CFPB Study Verifies the Need for Arbitration Clause Reform
The Consumer Financial Protection Bureau has released a study that verifies just how important it is for the government to reform mandatory arbitration clauses in credit card agreements. The study shows 75% of consumers are unaware of the arbitration clauses from their financial service providers, and less than 7% understood how these clauses limit their abilities in court.
The CFPB reports that “tens of millions of consumers are covered by arbitration clauses,” covering six different finance markets: credit cards, prepaid cards, payday loans, checking accounts, private student loans and mobile phone contracts. 53% of credit card issuers have arbitration clauses in their contracts, while only 8% of banks and credit unions use these clauses for their checking account agreements.
The study revealed only about 600 arbitration cases are filed per year, with more than 20% of the cases coming from financial institutions.

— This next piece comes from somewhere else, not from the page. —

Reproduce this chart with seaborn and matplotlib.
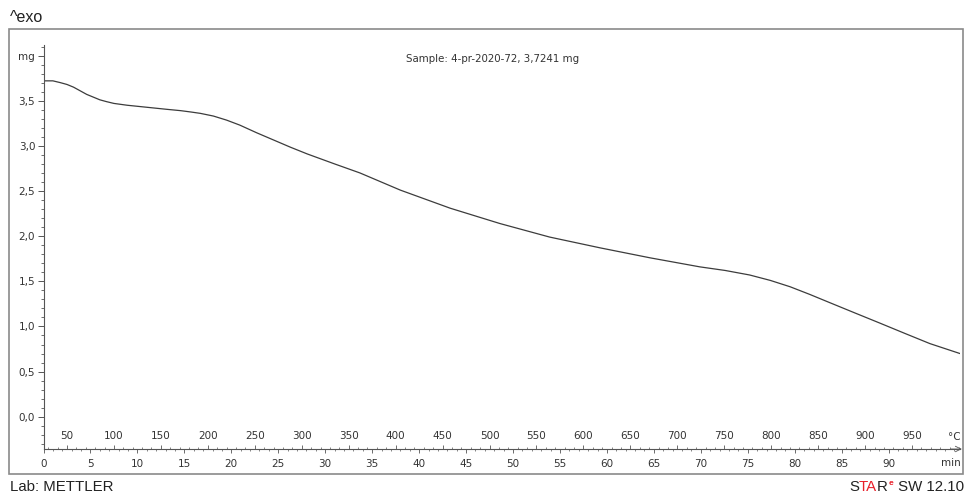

Comparably, an average of 32 million consumers are eligible for relief through class action settlements each year.
That number could skyrocket in the coming years as a result of the widespread data breaches in America in 2013 and 2014. In the Target breach alone, more than 110 million victims were given permission to file class action lawsuits against the company for their security flaws.
Richard Foster, Senior Vice President of Legal and Regulatory Affairs for Financial Services Roundtable, released a report saying, “Arbitration makes it possible for American consumers to resolve disputes in a cost-effective, fair and timely manner that often benefits all parties involved. This is an important tool for the customers of financial institutions that helps keep costs down and keeps financial products, including credit cards and checking accounts, affordable.”